29.01.2020 / Feuilleton / Seite 1 (Beilage)

Sammeln und vernetzen

Macht der Straße – Linke in Bewegung: Das war die XXV. Internationale Rosa-Luxemburg-Konferenz

Stefan Huth

Lange Schlangen an den Kassen, Andrang an den Ständen von Initiativen, Organisationen, Verlagen und Antiquariaten. Buntes Volk und allerhand Trubel auf den Gängen. Viele altbekannte Gesichter und ebenso viele neue, vor allem junge. Keine Spur von Erstarrung oder Nostalgie zeigte die »Jubiläumsausgabe« der Internationalen Rosa-Luxemburg-Konferenz (RLK), die im Januar zum 25. Mal in Berlin stattfand. Höchst lebendig präsentierte sich die Linke bei ihrem schon traditionellen Neujahrstreffen und zeigte eindrucksvoll, dass auch in Zeiten gesellschaftlichen Rückschritts und wachsender Kriegsgefahr mit ihr zu rechnen ist.

Bereits zu Beginn der ganztägigen Veranstaltung war der große, im Vergleich zum vergangenen Jahr noch einmal um etliche Sitzplätze erweiterte Saal im Tagungshotel Mercure in Berlin-Moabit gut gefüllt, als Otto Köhler, langjähriger jW-Autor und -Unterstützer, Glückwünsche von Redaktion, Verlag und Publikum zu seinem 85. Geburtstag entgegennahm.

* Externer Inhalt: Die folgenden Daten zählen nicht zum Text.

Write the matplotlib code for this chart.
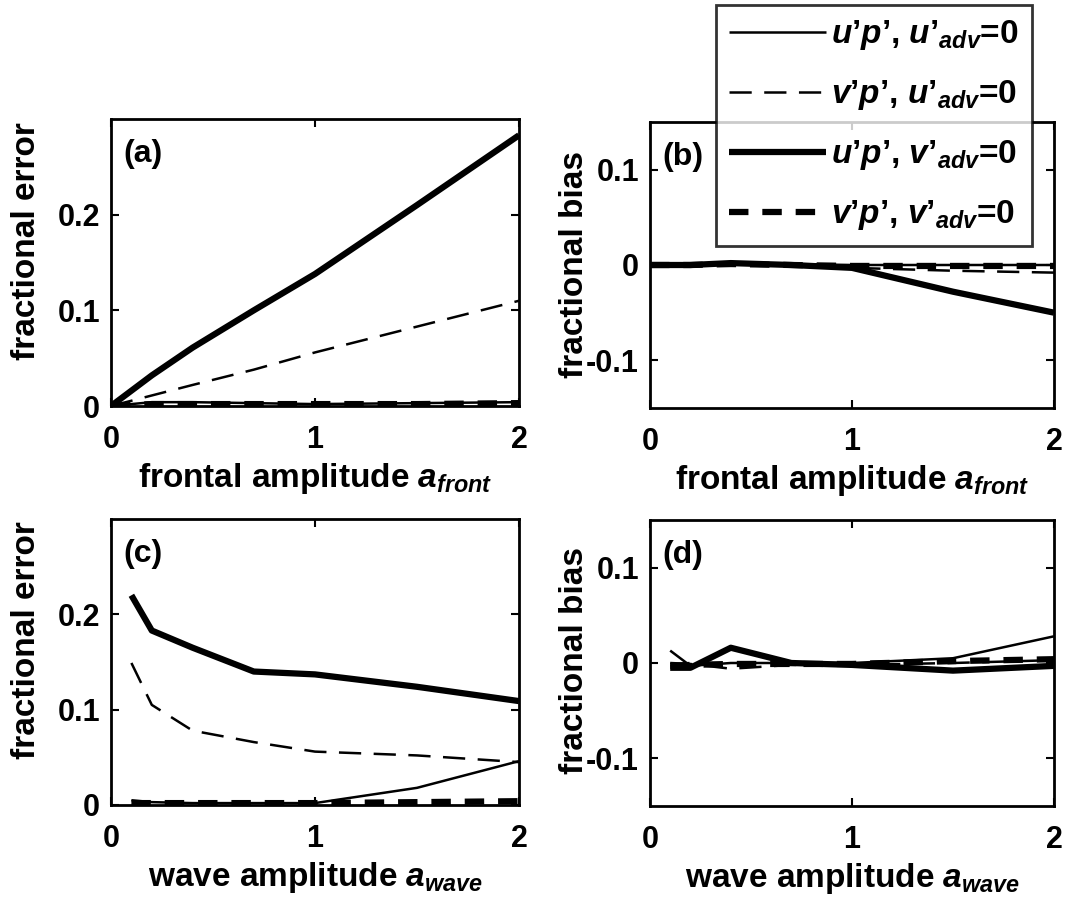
import numpy as np
import matplotlib
matplotlib.use("Agg")
import matplotlib.pyplot as plt

plt.rcParams['font.family'] = ['Liberation Sans', 'DejaVu Sans']
plt.rcParams['font.weight'] = 'bold'
plt.rcParams['mathtext.fontset'] = 'custom'
plt.rcParams['mathtext.it'] = 'Liberation Sans:italic:bold'
plt.rcParams['mathtext.rm'] = 'Liberation Sans:bold'
plt.rcParams['mathtext.bf'] = 'Liberation Sans:bold'
plt.rcParams['lines.scale_dashes'] = False

# frontal amplitude runs
x_front = [0, 0.2, 0.4, 0.7, 1.0, 1.5, 2.0]
err_up_u_front = [0, 0.004, 0.004, 0.003, 0.002, 0.003, 0.004]
err_vp_u_front = [0, 0.011, 0.022, 0.038, 0.056, 0.083, 0.110]
err_up_v_front = [0, 0.032, 0.061, 0.100, 0.138, 0.210, 0.283]
err_vp_v_front = [0, 0.002, 0.002, 0.002, 0.002, 0.002, 0.003]

bias_up_u_front = [0, 0.001, 0.002, 0.001, 0.0, 0.0, 0.0]
bias_vp_u_front = [0, 0.0, 0.001, -0.001, -0.003, -0.006, -0.008]
bias_up_v_front = [0, 0.0, 0.002, 0.0, -0.003, -0.028, -0.050]
bias_vp_v_front = [0, 0.0, 0.001, 0.0, -0.001, -0.001, -0.001]

# wave amplitude runs
x_wave = [0.1, 0.2, 0.4, 0.7, 1.0, 1.5, 2.0]
err_up_u_wave = [0.005, 0.003, 0.002, 0.002, 0.002, 0.018, 0.046]
err_vp_u_wave = [0.149, 0.105, 0.078, 0.066, 0.056, 0.052, 0.045]
err_up_v_wave = [0.220, 0.183, 0.165, 0.140, 0.137, 0.124, 0.109]
err_vp_v_wave = [0.002, 0.002, 0.002, 0.002, 0.002, 0.003, 0.004]

bias_up_u_wave = [0.013, -0.003, 0.000, 0.000, 0.000, 0.005, 0.028]
bias_vp_u_wave = [0.000, -0.001, -0.006, -0.002, -0.002, 0.000, 0.003]
bias_up_v_wave = [-0.005, -0.005, 0.016, 0.000, -0.002, -0.008, -0.003]
bias_vp_v_wave = [-0.003, -0.002, -0.001, -0.001, -0.001, 0.002, 0.004]

labels = [r"$u’p’$, $u’_{adv}$=0", r"$v’p’$, $u’_{adv}$=0",
          r"$u’p’$, $v’_{adv}$=0", r"$v’p’$, $v’_{adv}$=0"]

W, H = 1069, 906
FS = 24      # labels, legend, panel tags
TFS = 22     # tick labels


def axes_at(fig, l, r, t, b):
    return fig.add_axes([l / W, 1 - b / H, (r - l) / W, (b - t) / H])


def draw_panel(ax, x, ys, tag, xlab, ylab, ylim, yticks, ylab_xy):
    styles = [dict(lw=1.8, ls='-'),
              dict(lw=1.8, ls=(0, (16, 9))),
              dict(lw=4.5, ls='-'),
              dict(lw=4.5, ls=(0, (14, 10)))]
    lines = []
    for y, st in zip(ys, styles):
        ln, = ax.plot(x, y, color='k', solid_capstyle='butt',
                      dash_capstyle='butt', **st)
        lines.append(ln)
    ax.set_xlim(0, 2)
    ax.set_ylim(*ylim)
    ax.set_xticks([0, 1, 2])
    ax.set_xticklabels(['0', '1', '2'])
    ax.set_yticks(yticks)
    ax.set_yticklabels([('%g' % v) for v in yticks])
    ax.tick_params(direction='in', length=6, width=1.5, labelsize=TFS,
                   top=True, right=True)
    ax.tick_params(axis='x', pad=14)
    ax.tick_params(axis='y', pad=8)
    for s in ax.spines.values():
        s.set_linewidth(2)
    ax.set_xlabel(xlab, fontsize=FS, fontweight='bold', labelpad=4)
    ax.set_ylabel(ylab, fontsize=FS, fontweight='bold')
    ax.yaxis.set_label_coords(*ylab_xy)
    ax.text(0.03, 0.93, tag, transform=ax.transAxes, fontsize=FS - 1,
            fontweight='bold', va='top', ha='left')
    return lines


def main():
    fig = plt.figure(figsize=(W / 100, H / 100), dpi=100)

    ax_a = axes_at(fig, 111, 519, 119, 406)
    ax_b = axes_at(fig, 650, 1054, 122, 408)
    ax_c = axes_at(fig, 111, 519, 519, 805)
    ax_d = axes_at(fig, 650, 1054, 520, 806)

    lab_front = r"frontal amplitude $a_{front}$"
    lab_wave = r"wave amplitude $a_{wave}$"

    lines = draw_panel(ax_a, x_front,
                       [err_up_u_front, err_vp_u_front, err_up_v_front, err_vp_v_front],
                       '(a)', lab_front, 'fractional error', (0, 0.3), [0, 0.1, 0.2],
                       (-0.17, 0.575))
    draw_panel(ax_b, x_front,
               [bias_up_u_front, bias_vp_u_front, bias_up_v_front, bias_vp_v_front],
               '(b)', lab_front, 'fractional bias', (-0.15, 0.15), [-0.1, 0, 0.1],
               (-0.148, 0.5))
    draw_panel(ax_c, x_wave,
               [err_up_u_wave, err_vp_u_wave, err_up_v_wave, err_vp_v_wave],
               '(c)', lab_wave, 'fractional error', (0, 0.3), [0, 0.1, 0.2],
               (-0.17, 0.575))
    draw_panel(ax_d, x_wave,
               [bias_up_u_wave, bias_vp_u_wave, bias_up_v_wave, bias_vp_v_wave],
               '(d)', lab_wave, 'fractional bias', (-0.15, 0.15), [-0.1, 0, 0.1],
               (-0.148, 0.51))

    leg = fig.legend(lines, labels, loc='upper left',
                     bbox_to_anchor=(716 / W, 1 - 5 / H),
                     fontsize=FS, frameon=True, fancybox=False,
                     handlelength=2.9, handletextpad=0.15,
                     labelspacing=0.78, borderpad=0.4,
                     borderaxespad=0)
    leg.get_frame().set_edgecolor('k')
    leg.get_frame().set_linewidth(2)
    leg.set_zorder(10)

    fig.savefig('out.png', dpi=100)


if __name__ == "__main__":
    main()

Rasch waren dann auch die übrigen Plätze besetzt. Insgesamt fand die Konferenz mit rund 3.000 Gästen eine vergleichbare Resonanz wie die vom Vorjahr, als ein Besucherrekord vermeldet werden konnte.

Die »Macht der Straße« war das Thema, Rednerinnen und Redner aus Frankreich, Israel, den USA, Kolumbien und Kuba berichteten von Kämpfen für den Fortschritt in ihren Ländern. Karl Ghazi von der Gewerkschaft CGT schilderte, wie soziale Gegenmacht, insbesondere die »Gelbwesten«-Bewegung, neoliberaler Kahlschlagpolitik der Regierung Macron Grenzen setzt. Die Menschenrechtsanwältin Lea Tsemel aus Jerusalem – »Antideutsche« hatten im Vorfeld versucht, ihren Auftritt in Berlin zu verhindern – schilderte plastisch, wie das israelische Besatzungsregime systematisch Völkerrecht bricht, nicht aber den Widerstandswillen der Palästinenser. Tory Russell, Vertreter der »International Black Freedom Alliance«, konstatierte: »Wir können nicht zulassen, dass Identitätspolitik unsere Bewegung abbremst« und rief zur Einheit der Linken auf. Auch in Kolumbien ist die Rechte auf dem Vormarsch, auch dort stößt sie auf Widerstand. Die Gewerkschafterin Luz Diáz unterstrich, »dass man die Angst überwinden kann, wenn man sich auf die Straße traut«. Auf eine lange Tradition des Widerstands gegen einen übermächtigen Gegner kann Kuba zurückblicken. In jüngster Zeit hat die Blockadepolitik Washingtons gegen den sozialistischen Inselstaat an Schärfe zugenommen, wie der Journalist und Politiker Yoerky Sánchez Cuellar berichtete. Die revolutionären Errungenschaften, betonte er, stünden jedoch nicht zur Disposition, im Gegenteil. Überhaupt Lateinamerika: In vielen Staaten des Kontinents kommt es derzeit zu einem reaktionären Rollback, sehen sich progressive Kräfte bedroht. Internationale Solidarität spendet hier Kraft und Hoffnung: Die Manifestation für Frieden und sozialen Fortschritt in Lateinamerika war ein Höhepunkt der Konferenz.

Die RLK ist nicht ohne junge Welt denkbar. Sie ist aufs engste mit dieser Tageszeitung und ihren Themen verbunden, gleichsam eine jW-Ausgabe mit anderen Mitteln. Das gilt auch für die Kultur, die hier kein Anhängsel, sondern integraler Bestandteil des Ganzen ist, von den Songs der Berliner Folkpunkband »The ­Pokes« über die Kunstausstellung der Gruppe »Tendenzen« bis zur Aufführung von »Das Floß der Medusa« nach Hans Werner Henzes Requiem für Che Guevara durch Rolf Becker, Hannes Zerbe und ein kleines Ensemble virtuoser Jazzmusiker.

Es ist diese spezifische Mischung, die die Konferenz einmalig macht. Ihr Erfolg basiert auf einer kollektiven Anstrengung, die viele Beteiligte immer wieder an die Grenzen ihrer Kräfte bringt. Allen Helferinnen und Helfern gilt daher der besondere Dank von Redaktion und Verlag.